Something always happens in DeLillo. The disruption to the routine of people “stranded in rooms” is a constant variable in his work, like in most fictions. But it is in his deft handling of the novel event’s consequences—the space he creates in the wake of disruption—that DeLillo achieves his most profound effects.
In light of COVID-19, what happens at the small Super Bowl party in The Silence is more than unsettling, and occasionally remarkable. One of DeLillo’s great gifts is his ability to chronicle the tragedies and absurdities of contemporary life with an utterly defamiliarized voice.
“And isn’t it strange,” he writes, “that certain individuals have seemed to accept the shutdown, the burnout? Is this something that they’ve always longed for, subliminally, subatomically?”
The font of The Silence is just one of its strokes of disorientation. As Max, Diane, Martin, Tessa, and Jim Kripps confront the “blank screen” of a small room that may or may not be representative of a global phenomenon, DeLillo takes the reader away from the white noise. He strips the room of the rites of mediated entertainment and sentences the characters to the hollows of space and an imagination of what mysterious thing is happening somewhere else in the world. Like Wallace Stevens in his late poem, “The Planet on the Table,” DeLillo’s short novel seems to place the planet on the table of this small room in New York City on a Sunday night.
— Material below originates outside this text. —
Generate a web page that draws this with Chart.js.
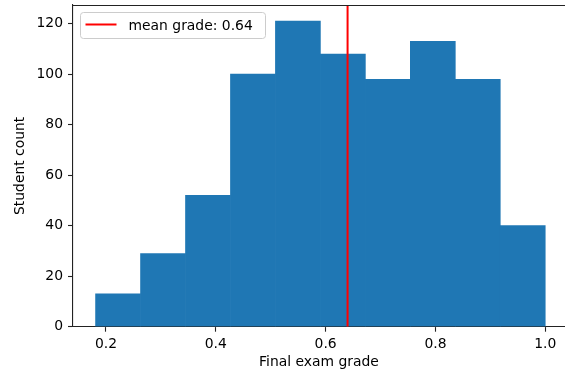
<!DOCTYPE html>
<html>
<head>
<meta charset="utf-8">
<script src="https://cdn.jsdelivr.net/npm/chart.js@4.4.1/dist/chart.umd.min.js"></script>
<style>
  html, body { margin: 0; padding: 0; background: #fff; }
  canvas { display: block; }
</style>
</head>
<body>
<canvas id="histChart" width="565" height="373"></canvas>
<script>
// bin edges and counts
const binEdges = [0.181, 0.2629, 0.3448, 0.4267, 0.5086, 0.5905, 0.6724, 0.7543, 0.8362, 0.9181, 1.0];
const binCounts = [13, 29, 52, 100, 121, 108, 98, 113, 98, 40];
const meanGrade = 0.64;
const xTicks = [0.2, 0.4, 0.6, 0.8, 1.0];
const yTicks = [0, 20, 40, 60, 80, 100, 120];
const xRange = [0.1399, 1.036];
const yRange = [0, 127.4];

const FONT = 'DejaVu Sans';

const barData = binCounts.map((c, i) => ({ x: (binEdges[i] + binEdges[i + 1]) / 2, y: c }));

// matplotlib style legend box inside the plot + top spine
const insideLegend = {
    id: 'insideLegend',
    afterDraw(chart) {
        const ctx = chart.ctx;
        const area = chart.chartArea;
        ctx.save();
        // top spine
        ctx.strokeStyle = '#222';
        ctx.lineWidth = 1.1;
        ctx.beginPath();
        ctx.moveTo(area.left, area.top + 0.5);
        ctx.lineTo(area.right, area.top + 0.5);
        ctx.stroke();

        // legend box
        const bx = 80.5, by = 12.5, bw = 185, bh = 26, r = 3;
        ctx.beginPath();
        ctx.moveTo(bx + r, by);
        ctx.lineTo(bx + bw - r, by);
        ctx.quadraticCurveTo(bx + bw, by, bx + bw, by + r);
        ctx.lineTo(bx + bw, by + bh - r);
        ctx.quadraticCurveTo(bx + bw, by + bh, bx + bw - r, by + bh);
        ctx.lineTo(bx + r, by + bh);
        ctx.quadraticCurveTo(bx, by + bh, bx, by + bh - r);
        ctx.lineTo(bx, by + r);
        ctx.quadraticCurveTo(bx, by, bx + r, by);
        ctx.closePath();
        ctx.fillStyle = 'rgba(255,255,255,0.8)';
        ctx.fill();
        ctx.strokeStyle = '#cccccc';
        ctx.lineWidth = 1;
        ctx.stroke();

        const ds = chart.data.datasets[1];
        ctx.strokeStyle = ds.borderColor;
        ctx.lineWidth = 2;
        ctx.beginPath();
        ctx.moveTo(85.5, 24.5);
        ctx.lineTo(116.5, 24.5);
        ctx.stroke();

        ctx.fillStyle = '#000';
        ctx.font = '13.9px "' + FONT + '"';
        ctx.textBaseline = 'alphabetic';
        ctx.textAlign = 'left';
        ctx.fillText(ds.label, 128.5, 30);
        ctx.restore();
    }
};

const ctx = document.getElementById('histChart').getContext('2d');
const chart = new Chart(ctx, {
    type: 'bar',
    data: {
        datasets: [
            {
                type: 'bar',
                label: 'counts',
                data: barData,
                backgroundColor: '#1f77b4',
                borderWidth: 0,
                barPercentage: 1.0,
                categoryPercentage: 1.0,
                order: 2
            },
            {
                type: 'line',
                label: 'mean grade: ' + meanGrade.toFixed(2),
                data: [{ x: meanGrade, y: yRange[0] }, { x: meanGrade, y: yRange[1] }],
                borderColor: '#ff0000',
                borderWidth: 2,
                pointRadius: 0,
                fill: false,
                order: 1
            }
        ]
    },
    plugins: [insideLegend],
    options: {
        responsive: false,
        animation: false,
        devicePixelRatio: 1,
        layout: { padding: { top: 5, right: 0, left: 0, bottom: 0 } },
        plugins: {
            legend: { display: false },
            tooltip: { enabled: false }
        },
        scales: {
            x: {
                type: 'linear',
                min: xRange[0],
                max: xRange[1],
                offset: false,
                afterBuildTicks: s => { s.ticks = xTicks.map(v => ({ value: v })); },
                afterFit: s => { s.height = 46.3; s.paddingLeft = 0; s.paddingRight = 0; },
                grid: { display: true, drawOnChartArea: false, offset: false, tickLength: 5, color: '#222', tickWidth: 1.1 },
                border: { display: true, color: '#222', width: 1.1 },
                ticks: {
                    color: '#000',
                    padding: 4,
                    maxRotation: 0,
                    font: { family: FONT, size: 13.9 },
                    callback: v => v.toFixed(1)
                },
                title: {
                    display: true,
                    text: 'Final exam grade',
                    color: '#000',
                    font: { family: FONT, size: 13.9 },
                    padding: { top: 0, bottom: 2 }
                }
            },
            y: {
                type: 'linear',
                min: yRange[0],
                max: yRange[1],
                afterBuildTicks: s => { s.ticks = yTicks.map(v => ({ value: v })); },
                afterFit: s => { s.width = 73; s.paddingTop = 0; s.paddingBottom = 0; },
                grid: { display: true, drawOnChartArea: false, tickLength: 5, color: '#222', tickWidth: 1.1 },
                border: { display: true, color: '#222', width: 1.1 },
                ticks: {
                    color: '#000',
                    padding: 5,
                    font: { family: FONT, size: 13.9 },
                    callback: v => String(v)
                },
                title: {
                    display: true,
                    text: 'Student count',
                    color: '#000',
                    font: { family: FONT, size: 13.9 },
                    padding: { top: 12, bottom: 0 }
                }
            }
        }
    }
});
</script>
</body>
</html>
“It was not important that they survive,” Stevens writes in that poem.
The plot of survival, like one sees in so many dystopian novels these days, is not the territory DeLillo seeks to map. The Silence is not a story of rugged teenage heroines, bombed-out wastelands, or a brave interstellar search for a new world beyond our own. What many readers will recognize in the second half of DeLillo’s novel, I suspect, is an uncomfortable black mirror on the strange earthly spaces of these past months and years.
“I look into the mirror and I don’t know who I’m looking at,” says Martin, a young man who lives alone but is joined to these two couples on Super Bowl Sunday. Martin is the uncoupled, the loner allowed in like a reminder of life’s perpetual exceptions, such as the bachelor Max prefers to call “Jesus of Nazareth” or “the Nazarene.”
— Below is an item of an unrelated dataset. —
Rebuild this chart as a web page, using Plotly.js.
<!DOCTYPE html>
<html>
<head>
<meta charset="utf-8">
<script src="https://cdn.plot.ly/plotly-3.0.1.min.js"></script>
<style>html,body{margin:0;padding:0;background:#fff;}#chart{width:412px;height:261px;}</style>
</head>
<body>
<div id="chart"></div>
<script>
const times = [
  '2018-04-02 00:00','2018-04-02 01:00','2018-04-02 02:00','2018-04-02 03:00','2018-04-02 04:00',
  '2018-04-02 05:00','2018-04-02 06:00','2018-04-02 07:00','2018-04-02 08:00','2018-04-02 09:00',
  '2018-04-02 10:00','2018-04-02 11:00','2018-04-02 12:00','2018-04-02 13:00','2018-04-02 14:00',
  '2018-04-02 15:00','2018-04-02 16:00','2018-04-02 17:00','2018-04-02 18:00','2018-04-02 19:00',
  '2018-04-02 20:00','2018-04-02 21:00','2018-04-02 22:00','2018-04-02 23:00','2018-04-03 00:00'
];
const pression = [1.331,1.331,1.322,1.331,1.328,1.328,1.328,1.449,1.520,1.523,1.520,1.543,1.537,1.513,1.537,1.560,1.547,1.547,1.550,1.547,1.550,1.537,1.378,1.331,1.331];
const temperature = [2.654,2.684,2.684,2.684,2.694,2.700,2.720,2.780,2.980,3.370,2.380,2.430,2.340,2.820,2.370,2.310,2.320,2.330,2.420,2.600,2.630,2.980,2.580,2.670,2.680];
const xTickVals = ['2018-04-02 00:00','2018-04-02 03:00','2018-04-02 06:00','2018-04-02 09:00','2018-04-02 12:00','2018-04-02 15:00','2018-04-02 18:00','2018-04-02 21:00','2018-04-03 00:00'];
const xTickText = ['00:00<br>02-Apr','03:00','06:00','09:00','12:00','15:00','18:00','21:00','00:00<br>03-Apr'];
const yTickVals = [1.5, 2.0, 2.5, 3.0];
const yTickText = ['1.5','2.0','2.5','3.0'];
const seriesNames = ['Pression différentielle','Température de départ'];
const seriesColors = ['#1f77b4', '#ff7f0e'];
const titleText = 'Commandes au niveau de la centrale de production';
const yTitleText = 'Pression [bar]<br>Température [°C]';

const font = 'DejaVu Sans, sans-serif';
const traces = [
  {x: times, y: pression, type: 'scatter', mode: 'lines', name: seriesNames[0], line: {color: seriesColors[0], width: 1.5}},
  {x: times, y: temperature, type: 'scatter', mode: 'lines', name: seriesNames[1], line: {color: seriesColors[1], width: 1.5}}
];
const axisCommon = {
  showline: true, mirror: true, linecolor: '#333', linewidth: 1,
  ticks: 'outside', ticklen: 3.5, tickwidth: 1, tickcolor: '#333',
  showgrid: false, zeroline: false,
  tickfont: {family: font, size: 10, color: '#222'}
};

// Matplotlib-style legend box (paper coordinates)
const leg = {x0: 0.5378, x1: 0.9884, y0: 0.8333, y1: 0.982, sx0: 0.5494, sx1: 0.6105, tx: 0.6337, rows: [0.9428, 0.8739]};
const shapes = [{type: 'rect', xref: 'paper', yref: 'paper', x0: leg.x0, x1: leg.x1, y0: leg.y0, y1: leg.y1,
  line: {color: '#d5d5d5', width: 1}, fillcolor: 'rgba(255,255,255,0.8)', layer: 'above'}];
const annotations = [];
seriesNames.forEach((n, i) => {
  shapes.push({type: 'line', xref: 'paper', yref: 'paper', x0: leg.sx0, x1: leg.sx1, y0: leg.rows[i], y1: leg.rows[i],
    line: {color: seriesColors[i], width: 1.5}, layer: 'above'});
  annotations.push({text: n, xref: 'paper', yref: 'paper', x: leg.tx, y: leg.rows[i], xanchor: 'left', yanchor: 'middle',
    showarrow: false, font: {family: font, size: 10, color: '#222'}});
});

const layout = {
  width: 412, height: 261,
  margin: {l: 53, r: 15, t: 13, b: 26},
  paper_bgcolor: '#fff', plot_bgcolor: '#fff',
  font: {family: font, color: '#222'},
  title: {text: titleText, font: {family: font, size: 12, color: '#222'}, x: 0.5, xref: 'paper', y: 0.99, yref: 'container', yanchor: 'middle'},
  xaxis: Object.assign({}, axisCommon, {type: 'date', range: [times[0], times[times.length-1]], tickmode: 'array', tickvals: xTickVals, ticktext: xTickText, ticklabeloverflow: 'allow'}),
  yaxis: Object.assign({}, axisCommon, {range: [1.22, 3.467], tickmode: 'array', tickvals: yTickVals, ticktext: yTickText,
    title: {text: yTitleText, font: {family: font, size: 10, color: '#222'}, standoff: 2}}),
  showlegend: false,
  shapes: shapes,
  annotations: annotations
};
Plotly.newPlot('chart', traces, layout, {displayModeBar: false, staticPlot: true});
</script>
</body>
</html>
“The face looking back at me doesn’t seem to be mine,” Martin says. “But then again why should it? Is the mirror a truly reflective surface?”
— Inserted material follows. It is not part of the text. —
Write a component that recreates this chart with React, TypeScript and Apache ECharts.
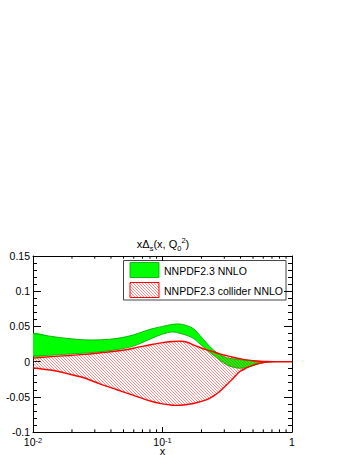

Martin is a fascinating character. Max’s wife, Diane, certainly finds him to be so. Martin, like Diane, is a teacher and student of physics. He is obsessed with Einstein and a particular document: Einstein’s 1912 Manuscript on the Special Theory of Relativity. Some readers may not find Martin as alluring as Diane does. They may see in him what skeptical readers of DeLillo locate in many of his characters (like Martin Ridnour from Falling Man): an autodidact. When I was a younger writer, I once had an agent tell me, “Stay away from DeLillo.”
I think that agent cared for me. Perhaps he knew that many American readers have a hard time when confronted with adult characters who have ideas. But DeLillo, like so many francophone filmmakers, theorists, and writers (think Godard, Baudrillard, and Houellebecq), has always pushed back against America’s anti-intellectualism and has made a career out of finding space for theorizing voices, like Lee Harvey Oswald, whom many of his peers dare not touch. Martin’s musings on Einstein are not superfluous to this story, nor are they without a certain poetry all their own. I imagine many faithful readers of DeLillo will find in Martin’s voice an echo of Stevens’s “The Planet on the Table,” an artist reflecting on the body of his work.
Einstein’s theories, far from disembodied acts of autodidacticism, have visibly changed human perception and the contours of this planet. The theory that gave the people of Japan the wastelands of Hiroshima and Nagasaki may also be the vision that altered and continues to alter the spacetime imaginary of contemporary writers like DeLillo, as well as those fortunate readers who now have another opportunity to turn off their phones and their “neural interfaces” and face, once again, the great monk of American letters.